**Exercise brief**
Would you quote every entry exactly, dropping only the pictures?

Data listing:
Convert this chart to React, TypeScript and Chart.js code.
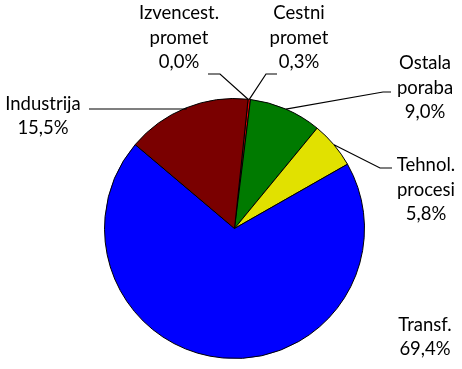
import React, { useEffect, useRef } from "react";
import { Chart, registerables } from "chart.js";

Chart.register(...registerables);

const categories = ["Izvencest.\npromet", "Cestni\npromet", "Ostala\nporaba", "Tehnol.\nprocesi", "Transf.", "Industrija"];
const values = [0.0, 0.3, 9.0, 5.8, 69.4, 15.5];
const valueLabels = ["0,0%", "0,3%", "9,0%", "5,8%", "69,4%", "15,5%"];
const colors = ["#FF0000", "#E00000", "#007A00", "#E1E100", "#0000FF", "#7A0000"];

// label block centers and leader line geometry (layout only)
const labelLayout = [
  { cx: 179, cy: 38, elbow: [220, 74], end: [208, 74] },
  { cx: 299, cy: 38, elbow: [266, 74], end: [277, 74] },
  { cx: 425, cy: 88, elbow: [383, 92], end: [391, 92] },
  { cx: 426, cy: 190, elbow: [380, 168], end: [392, 168] },
  { cx: 425, cy: 337, elbow: null, end: null },
  { cx: 43, cy: 116, elbow: null, end: [89, 109] },
];

const FONT = "18.5px Lato, 'Open Sans', sans-serif";
const LINE_H = 24.5;

const labelPlugin = {
  id: "pieLabels",
  afterDraw(chart: any) {
    const ctx = chart.ctx;
    const meta = chart.getDatasetMeta(0);
    ctx.save();
    ctx.font = FONT;
    ctx.fillStyle = "#000";
    ctx.textAlign = "center";
    ctx.textBaseline = "middle";
    meta.data.forEach((arc: any, i: number) => {
      const lay = labelLayout[i];
      const lines = categories[i].split("\n").concat([valueLabels[i]]);
      const top = lay.cy - ((lines.length - 1) * LINE_H) / 2;
      lines.forEach((t: string, k: number) => ctx.fillText(t, lay.cx, top + k * LINE_H));
      if (lay.end) {
        const p = arc.getProps(["x", "y", "startAngle", "endAngle", "outerRadius"], true);
        const mid = (p.startAngle + p.endAngle) / 2;
        const ex = p.x + Math.cos(mid) * p.outerRadius;
        const ey = p.y + Math.sin(mid) * p.outerRadius;
        ctx.beginPath();
        ctx.strokeStyle = "#000";
        ctx.lineWidth = 1.2;
        ctx.moveTo(ex, ey);
        if (lay.elbow) ctx.lineTo(lay.elbow[0], lay.elbow[1]);
        else ctx.lineTo(ex, lay.end[1]);
        ctx.lineTo(lay.end[0], lay.end[1]);
        ctx.stroke();
      }
    });
    ctx.restore();
  },
};

export default function App() {
  const ref = useRef<HTMLCanvasElement>(null);
  useEffect(() => {
    const chart = new Chart(ref.current!, {
      type: "pie",
      data: {
        labels: categories,
        datasets: [
          {
            data: values,
            backgroundColor: colors,
            borderColor: "#000",
            borderWidth: 1,
          },
        ],
      },
      options: {
        animation: false,
        responsive: false,
        rotation: 6,
        layout: { padding: { top: 98, bottom: 10, left: 104, right: 97 } },
        plugins: { legend: { display: false }, tooltip: { enabled: false } },
      },
      plugins: [labelPlugin],
    });
    return () => chart.destroy();
  }, []);
  return (
    <div style={{ position: "fixed", left: 0, top: 0, width: 462, height: 369, background: "#fff" }}>
      <canvas ref={ref} width={462} height={369} />
    </div>
  );
}
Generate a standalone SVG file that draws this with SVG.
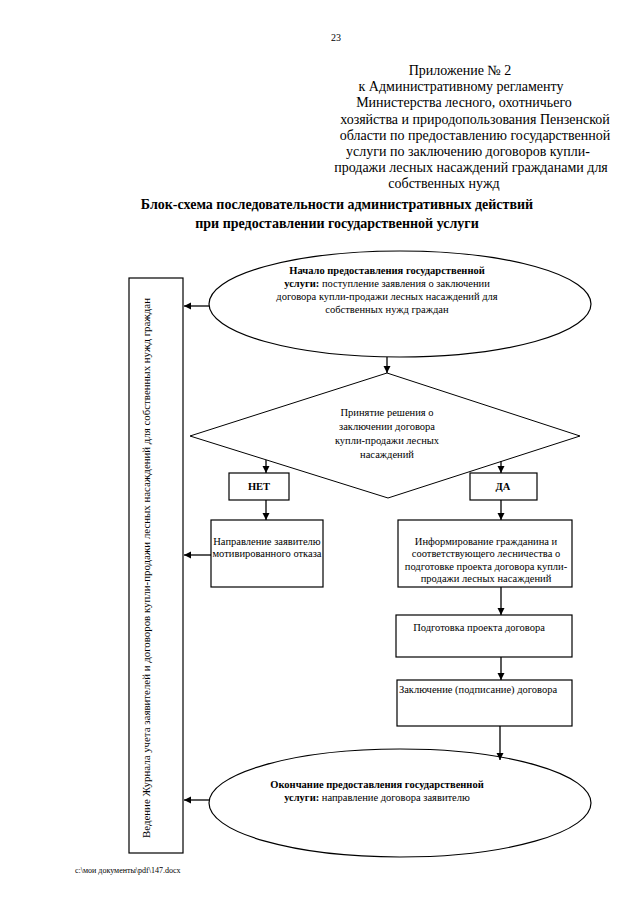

**The solution**
Convert this chart to React, TypeScript and Chart.js code.
import React, { useEffect, useRef } from "react";
import { Chart, registerables } from "chart.js";

Chart.register(...registerables);

const categories = ["Izvencest.\npromet", "Cestni\npromet", "Ostala\nporaba", "Tehnol.\nprocesi", "Transf.", "Industrija"];
const values = [0.0, 0.3, 9.0, 5.8, 69.4, 15.5];
const valueLabels = ["0,0%", "0,3%", "9,0%", "5,8%", "69,4%", "15,5%"];
const colors = ["#FF0000", "#E00000", "#007A00", "#E1E100", "#0000FF", "#7A0000"];

// label block centers and leader line geometry (layout only)
const labelLayout = [
  { cx: 179, cy: 38, elbow: [220, 74], end: [208, 74] },
  { cx: 299, cy: 38, elbow: [266, 74], end: [277, 74] },
  { cx: 425, cy: 88, elbow: [383, 92], end: [391, 92] },
  { cx: 426, cy: 190, elbow: [380, 168], end: [392, 168] },
  { cx: 425, cy: 337, elbow: null, end: null },
  { cx: 43, cy: 116, elbow: null, end: [89, 109] },
];

const FONT = "18.5px Lato, 'Open Sans', sans-serif";
const LINE_H = 24.5;

const labelPlugin = {
  id: "pieLabels",
  afterDraw(chart: any) {
    const ctx = chart.ctx;
    const meta = chart.getDatasetMeta(0);
    ctx.save();
    ctx.font = FONT;
    ctx.fillStyle = "#000";
    ctx.textAlign = "center";
    ctx.textBaseline = "middle";
    meta.data.forEach((arc: any, i: number) => {
      const lay = labelLayout[i];
      const lines = categories[i].split("\n").concat([valueLabels[i]]);
      const top = lay.cy - ((lines.length - 1) * LINE_H) / 2;
      lines.forEach((t: string, k: number) => ctx.fillText(t, lay.cx, top + k * LINE_H));
      if (lay.end) {
        const p = arc.getProps(["x", "y", "startAngle", "endAngle", "outerRadius"], true);
        const mid = (p.startAngle + p.endAngle) / 2;
        const ex = p.x + Math.cos(mid) * p.outerRadius;
        const ey = p.y + Math.sin(mid) * p.outerRadius;
        ctx.beginPath();
        ctx.strokeStyle = "#000";
        ctx.lineWidth = 1.2;
        ctx.moveTo(ex, ey);
        if (lay.elbow) ctx.lineTo(lay.elbow[0], lay.elbow[1]);
        else ctx.lineTo(ex, lay.end[1]);
        ctx.lineTo(lay.end[0], lay.end[1]);
        ctx.stroke();
      }
    });
    ctx.restore();
  },
};

export default function App() {
  const ref = useRef<HTMLCanvasElement>(null);
  useEffect(() => {
    const chart = new Chart(ref.current!, {
      type: "pie",
      data: {
        labels: categories,
        datasets: [
          {
            data: values,
            backgroundColor: colors,
            borderColor: "#000",
            borderWidth: 1,
          },
        ],
      },
      options: {
        animation: false,
        responsive: false,
        rotation: 6,
        layout: { padding: { top: 98, bottom: 10, left: 104, right: 97 } },
        plugins: { legend: { display: false }, tooltip: { enabled: false } },
      },
      plugins: [labelPlugin],
    });
    return () => chart.destroy();
  }, []);
  return (
    <div style={{ position: "fixed", left: 0, top: 0, width: 462, height: 369, background: "#fff" }}>
      <canvas ref={ref} width={462} height={369} />
    </div>
  );
}
Generate a standalone SVG file that draws this with SVG.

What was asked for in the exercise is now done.